The virus we had joked about has taken over our city—the same virus that we thought couldn’t affect us, much less derail the second semester of our senior year. Even when the first death was reported in the U.S., less than half an hour away, it didn’t feel real. Despite watching the crisis develop in Wuhan, China, and later in Italy, we were mostly blindsided and certainly weren’t expecting such an abrupt departure from normal life.
I’ve always been fortunate enough to live in a place where the grocery stores are stocked, where I’ve been able to go to school and to work, where I’ve had the luxury and freedom to go where I’d like. But suddenly these comforts are gone, and I’ve found myself isolated and alone, butting heads with my family as we tread on already heightened nerves.
The most recent victim of this calamity has been my ability to work. Last week, I received an all-staff email from the pool where I teach swim lessons, instructing us to file for unemployment, only to find out that I don’t qualify. The construction company my father and I work for also closed, leaving my father out of work. I’ve picked up more hours working as a mechanic at a bicycle shop to help out. But the effects of this pandemic are crushing hourly workers like myself; we are losing jobs, ordered to stay at home by our governor. At least I have a home to be confined to.

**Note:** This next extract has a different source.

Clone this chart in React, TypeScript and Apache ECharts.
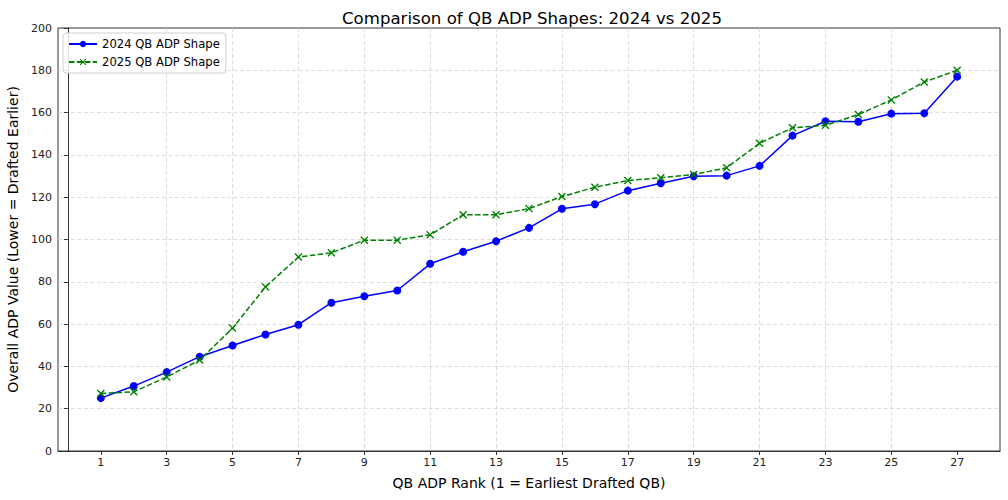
import React, { useEffect, useRef } from "react";
import * as echarts from "echarts";

const ranks = [1, 2, 3, 4, 5, 6, 7, 8, 9, 10, 11, 12, 13, 14, 15, 16, 17, 18, 19, 20, 21, 22, 23, 24, 25, 26, 27];
const adp2024 = [25, 30.7, 37.3, 44.6, 49.9, 55.1, 59.7, 70.1, 73.2, 75.9, 88.5, 94.2, 99.2, 105.5, 114.5, 116.7, 123.1, 126.6, 129.9, 130.2, 134.8, 149.1, 155.9, 155.7, 159.5, 159.7, 177];
const adp2025 = [27.2, 28.0, 35.0, 43.0, 58.1, 77.6, 91.7, 93.7, 99.7, 99.7, 102.2, 111.7, 111.7, 114.6, 120.3, 124.7, 127.9, 129.2, 130.7, 133.9, 145.5, 152.8, 154.0, 159.1, 166.0, 174.5, 180];
const xTicks = [1, 3, 5, 7, 9, 11, 13, 15, 17, 19, 21, 23, 25, 27];

const FONT = "DejaVu Sans";
const X_SYMBOL =
  "path://M0,1.2L1.2,0L5,3.8L8.8,0L10,1.2L6.2,5L10,8.8L8.8,10L5,6.2L1.2,10L0,8.8L3.8,5Z";

export default function App() {
  const ref = useRef<HTMLDivElement>(null);
  useEffect(() => {
    if (!ref.current) return;
    const chart = echarts.init(ref.current, undefined, { renderer: "svg" });
    const gridLine = { show: true, showMinLine: false, showMaxLine: false, lineStyle: { color: "#d4d4d4", type: [4, 2.5], width: 0.8 } };
    chart.setOption({
      animation: false,
      backgroundColor: "#fff",
      textStyle: { fontFamily: FONT },
      title: {
        text: "Comparison of QB ADP Shapes: 2024 vs 2025",
        left: 527,
        textAlign: "center",
        top: 5,
        textStyle: { fontFamily: FONT, fontSize: 16.6, fontWeight: "normal", color: "#000" },
      },
      grid: {
        left: 58, right: 8, top: 28, bottom: 49,
        outerBoundsMode: "none",
        containLabel: false,
        show: true, borderColor: "#333", borderWidth: 1, backgroundColor: "transparent",
      },
      legend: {
        orient: "vertical",
        left: 63,
        top: 33,
        padding: [5, 6, 5, 5],
        itemGap: 6,
        itemWidth: 28,
        itemHeight: 8,
        backgroundColor: "rgba(255,255,255,0.85)",
        borderColor: "#d0d0d0",
        borderWidth: 1,
        borderRadius: 3,
        textStyle: { fontFamily: FONT, fontSize: 11.6, color: "#000" },
        data: ["2024 QB ADP Shape", "2025 QB ADP Shape"],
      },
      xAxis: {
        type: "value",
        min: -0.3,
        max: 28.3,
        name: "QB ADP Rank (1 = Earliest Drafted QB)",
        nameLocation: "middle",
        nameGap: 25,
        nameTextStyle: { fontFamily: FONT, fontSize: 14, color: "#000" },
        axisLine: { show: true, lineStyle: { color: "#333", width: 1 } },
        axisTick: { show: true, customValues: xTicks, length: 4, lineStyle: { color: "#333" } },
        axisLabel: { customValues: xTicks, color: "#222", fontFamily: FONT, fontSize: 11, margin: 6 },
        splitLine: gridLine,
      },
      yAxis: {
        type: "value",
        min: 0,
        max: 200,
        interval: 20,
        name: "Overall ADP Value (Lower = Drafted Earlier)",
        nameLocation: "middle",
        nameGap: 35,
        nameTextStyle: { fontFamily: FONT, fontSize: 14, color: "#000" },
        axisLine: { show: true, lineStyle: { color: "#333", width: 1 } },
        axisTick: { show: true, length: 4, lineStyle: { color: "#333" } },
        axisLabel: { color: "#222", fontFamily: FONT, fontSize: 11, margin: 6 },
        splitLine: gridLine,
      },
      series: [
        {
          name: "2024 QB ADP Shape",
          type: "line",
          data: ranks.map((r, i) => [r, adp2024[i]]),
          symbol: "circle",
          symbolSize: 8,
          showAllSymbol: true,
          itemStyle: { color: "#0000ff" },
          lineStyle: { color: "#0000ff", width: 1.5 },
        },
        {
          name: "2025 QB ADP Shape",
          type: "line",
          data: ranks.map((r, i) => [r, adp2025[i]]),
          symbol: X_SYMBOL,
          symbolSize: 8,
          showAllSymbol: true,
          itemStyle: { color: "#008000" },
          lineStyle: { color: "#008000", width: 1.5, type: [5.5, 2.4] },
        },
      ],
    });
    return () => chart.dispose();
  }, []);
  return <div ref={ref} style={{ position: "fixed", left: 0, top: 0, width: 1008, height: 500 }} />;
}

When school was first canceled, many of my peers were focused on what this would mean for graduation and our AP classes. Now we’re seeing the impact on our studies stretching far beyond that. How will this affect our first year of college in the fall? How can I afford college if my family and I can’t work? I was already looking at private loans. Will I be able to fund my aspirations of becoming a first-generation college student?
Even as the days become one, we have to keep on keeping on. Everyone must aid in mitigating the effects of this pandemic, because even if you aren’t at risk, you could end up taking away a hospital bed from someone who is. If we can all hunker down and do our best to not flood the health care system, this crisis will pass.